Alongside, India will shortly finalise the sales and purchase agreement for importing 5 million tonne per annum of liquified natural gas (LNG) from Iran. GAIL (India), the lead agency for negotiating LNG imports, has already held three rounds of talks with the National Iranian Gas Exporting Company (NIGEC) on the term sheet for LNG SPA. A 20 per cent equity participation of GAIL in the LNG project is also being discussed with NIGEC.
Officials disclosed that discussions on these issues took place last week between petroleum secretary, BK Chaturvedi and a senior Iranian minister during their visit to Amsterdam for attending the 9th International Energy Forum. A high level government-to-government meeting is now expected to take place in June end to finalise details of the Indo-Iran co-operation in the oil and gas sector.

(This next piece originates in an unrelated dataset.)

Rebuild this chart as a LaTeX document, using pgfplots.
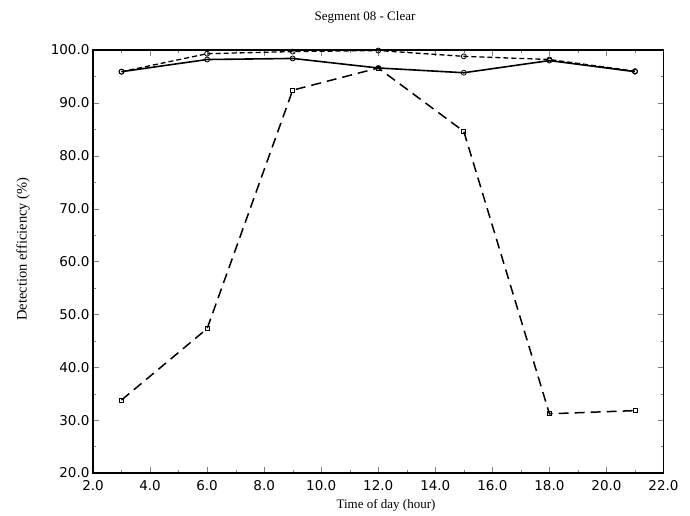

Back home, a high level meeting was called by Mr Chaturvedi on Friday where co-operation with Iran in areas of exploration, LNG imports and petrochemicals was discussed. Present at the meeting were IOC chairman and managing director MS Ramachandran, GAIL CMD Proshanto Banerjee, OVL MD R Butola and senior petroleum ministry officials.
According to officials, GAIL has informed the ministry that a pricing formula for LNG imports has already been worked out among the working groups and the GSA is expected to be signed between GAIL and NIGEC in the next two months.
Indications are that the price negotiated with the Iranians for LNG is around 30 per cent cheaper than price of imported LNG from Qatar. This will create a tough gas-to-gas competition between RasGas, Shell and Reliance on the west coast, a senior ministry official said.
It may be noted here that under a memorandum of understanding (MoU) signed between India and Iran, during the visit of President Khatami to India in January 2003, it was agreed that while India will buy LNG (5 million tonnes per annum in Phase I) from Iran, the latter will offer suitable discovered/semi-discovered oil fields to India on nomination basis.
The petroleum ministry had, however, expressed concerns over the fact that not much progress has been made by the Iranians in offering suitable discovered and semi-discovered oil fields to India. It was noted in the last review meeting taken by secretary petroleum on March 18, 2004 that in September 2003, the Iranian side had offered three discovered/semi-discoverd fields including Cheshmeh Khosh, Parsi and North Azadegan to OVL along with a possible participation in four exploration blocks.
On studying the data provided, while the North Azadegan field was not found worth pursuing, OVL found Chesmeh Khosh and Parsi to be worth pursuing further. The same was conveyed to the Iranians in January 2004.
However, OVL later lear that the development of the Cheshmeh Khosh field has been entrusted to a subsidiary of National Iranian Oil Company (NIOC). Considering the risk capital involved, Parsi field on stand alone basis was not considered worth pursuing further.
Then again at the end of November 2003, an Iranian high level official indicated at a meeting convened by the ministry of external affairs in Delhi that the Iranian side was willing to offer 40 per cent interest in South Azadegan to OVL for which the latter conveyed its interest for participating in this project. The matter, however, could not be pursued further as NIOC later signed the field development contract for this field with a Japanese consortium, as per the recorded minutes of the review meeting.